Lena Haloway is only months away from her eighteenth birthday and can hardly wait for the procedure. After deliria claimed the life of her mom years before, Lena is anxious to have the cure so she can be safe. But during the months prior to the procedure she meets Alex.
(dun dun dun)
At first Lena fights against all of the new feelings that Alex brings out in her, but as you would expect, she just can’t resist those amber eyes and hair the color of leaves in autumn. I mean, come on!
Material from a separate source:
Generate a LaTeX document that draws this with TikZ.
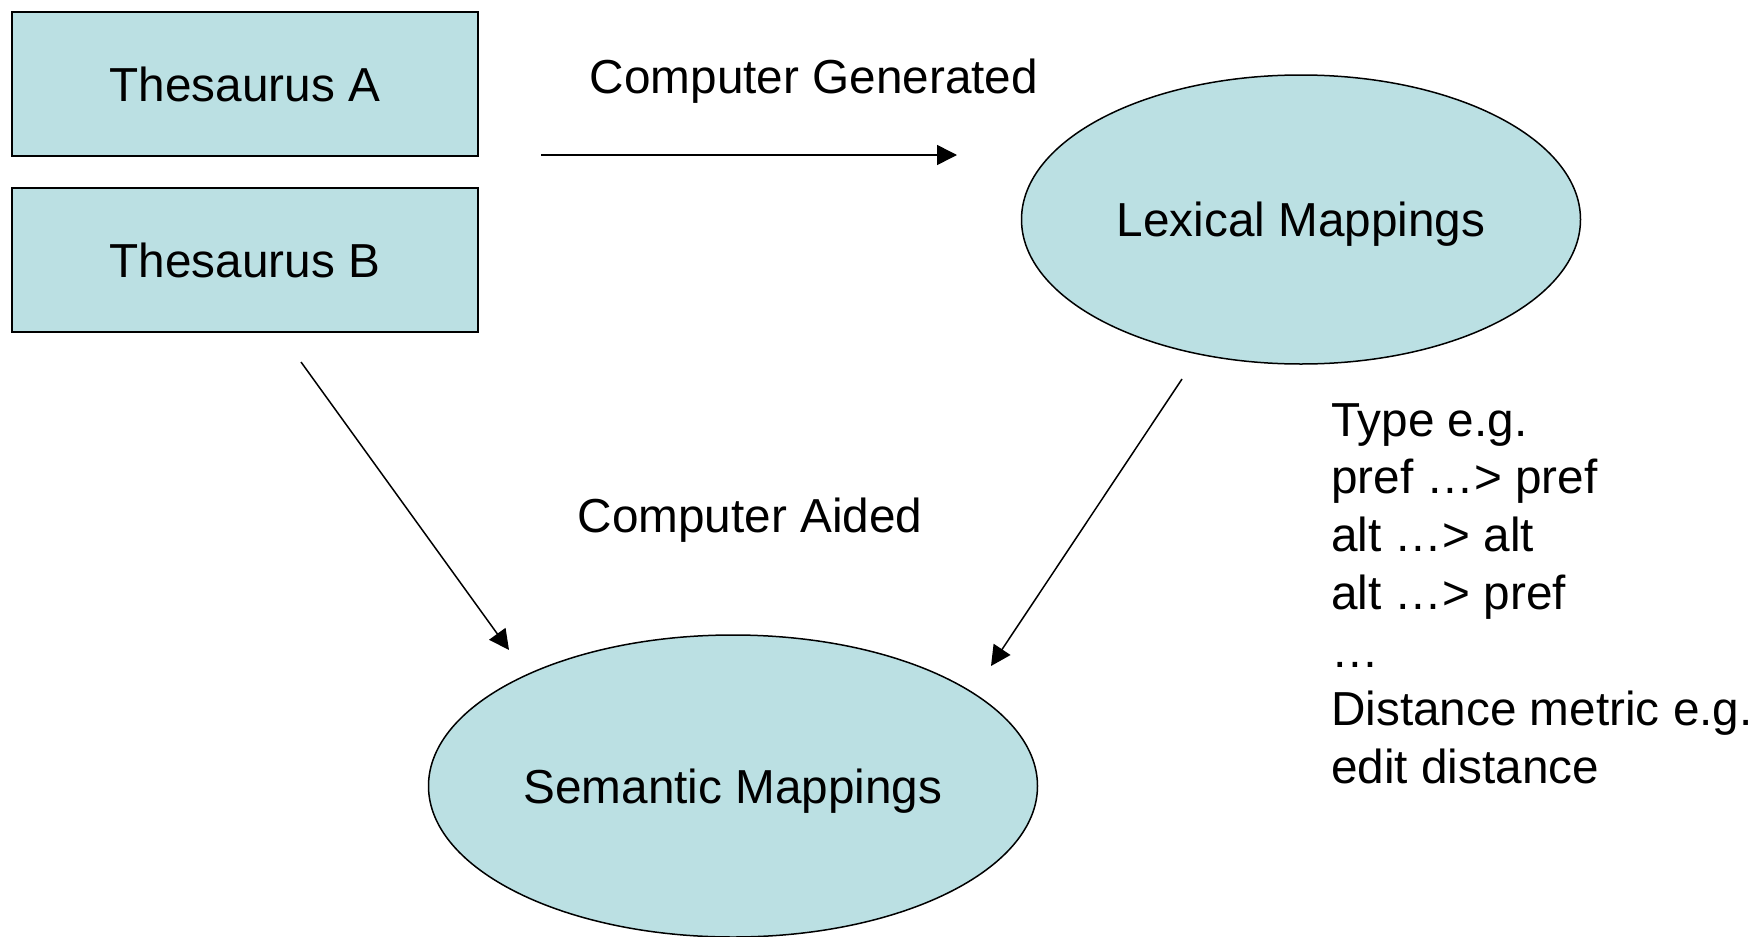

Lena starts to think that maybe everything she has ever been told about love is actually a lie, but when she is finally ready to embrace love and Alex will it be too late?
(dun dun dun)
Seriously though, this book was amazing. Lauren Oliver is a fantastic writer and storyteller and I can’t wait for the next book to come out in the series – thank goodness this is a series! I didn’t realize that when I finished it and I was a tad…frustrated.
A compelling facet of this story is that people are not able to get the cure until they turn 18. Let me ask you a personal question – when were your hormones the craziest? Yep, probably those dang teenage years.
In Delirium, just because you are under 18 and haven’t received the cure does not mean you can act on those raging hormones or desires. In fact, if anyone under the age of 18 has symptoms of deliria they are given the cure even though the chances of complications or severe brain damage are greater. (Yeah, the procedure involves some kind of brain surgery. Gross.)
Since so many young adult books (yes, this is a YA book) have a strong romantic aspect this book takes that romance appeal to a whole ‘nother level. Love is forbidden and, according to the government, wrong, which makes it all the more alluring.
This is a great read for teens but also a great read for any of you adults who loved Hunger Games by Suzanne Collins. Even though love is a central theme the book has so much more to offer than one extended sappy scene after another. If you enjoy a good “us vs. them” story, a “social psychology ‘experiment’ of sorts” story, or a “keep you on the edge of your seat” story I guarantee you’ll like this one.